Staff at the Gender Equity Resource Center can support students to connect with advisors in the appropriate college for advising.
The Center for the Study of Sexual Culture was founded in 2001 to support research and critical conversations concerning sexuality, sexual culture, and their mutually determining relationship to institutions, social practices and norms, and modes of representation. We understand sexuality to essentially inform diverse fields of social life, such as the state, the economy, civil society, family forms, social identity, and the cultural modes of representation. We draw from a broad field of scholarship in which sexuality is found to participate in discussions as far-reaching as: reproductive control and rights, heredity, marriage, nationalism, welfare systems, property, adoption, animal ethnographies, colonial imaginaries and administrations, performance, language norms, gendered ways and styles, disability politics and culture, visual cultures, materialities, and more.
The Designated Emphasis program was developed to accommodate some of the many students who conduct graduate-level research in gender and/or sexuality related topics. Administered by the Department of Gender & Women's Studies and its affiliated faculty, the DEWGS provides its students with certification as well as with a context for the interdisciplinary exchange of ideas and development of research.
UC Berkeley offers a LGBT Minor that is administered by the Gender and Women’s Studies Department. The LGBT minor includes 4 required courses and 2 electives. Issues related to transgender populations and transgender theory are integral to all of the required courses but the extent to which these issues appear differs from instructor to instructor. However, as part of the syllabus review process, the GWS Vice Chair of Pedagogy reviews and approves all the course syllabi in an attempt to ensure that material on transgender theory and/or populations, and other relevant material, is adequately addressed in all of the required classes for the LGBT Minor. Many of these courses have more generic titles, for example Cultural Representations of Sexualities: Queer Literary Culture, or Alternative Sexual Identities and Communities in Contemporary American Society but individual instructors can and often do, select a specific focus, and in the past that has at times included a specifically Transgender focus. For example the Queer Literary Culture class has been taught on several occasions with a focus on Butch/Femme/Trans Narratives. On occasion, mostly dependent on Instructor availability and funding, the GWS department has offered specific courses more specifically aligned with Transgender Studies, but these course offerings are not always available. One summer for example we offered Beyond Male and Female: Intersex, Transgender and Transsexual Bodies and Identities.

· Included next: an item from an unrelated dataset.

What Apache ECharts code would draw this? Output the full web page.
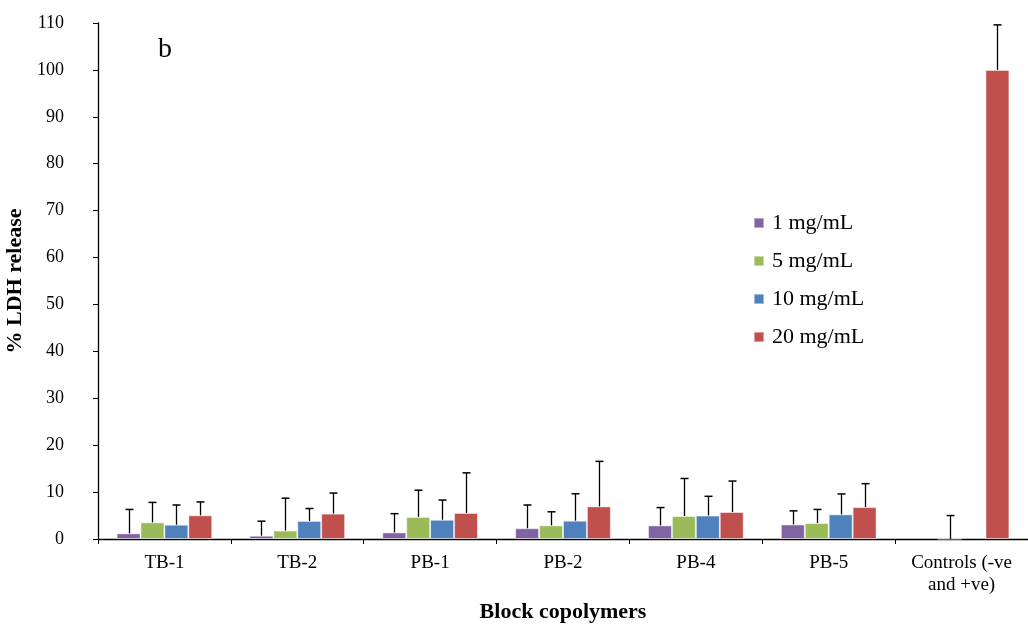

Other courses not specific to the LGBT Minor, but offered through the GWS department very often include significant curricular material on transgender theory and/or transgender populations. More general critiques of the gender binary, which often include significant discussion of transgender issues, are integrated into several required GWS classes and are considered core learning objectives for the department as a whole.
With material drawn from hundreds of institutions and organizations, including both major international activist organizations and local, grassroots groups, the documents in the Archives of Human Sexuality and Identity: LGBTQ History and Culture since 1940 present important aspects of LGBTQ life in the second half of the twentieth century and beyond. The archive illuminates the experiences not just of the LGBTQ community as a whole, but of individuals of different races, ethnicities, ages, religions, political orientations, and geographical locations that constitute this community. Historical records of political and social organizations founded by LGBTQ individuals are featured, as well as publications by and for lesbians and gays, and extensive coverage of governmental responses to the AIDS crisis. The archive also contains personal correspondence and interviews with numerous LGBTQ individuals, among others. The archive includes gay and lesbian newspapers from more than 35 countries, reports, policy statements, and other documents related to gay rights and health, including the worldwide impact of AIDS, materials tracing LGBTQ activism in Britain from 1950 through 1980, and more.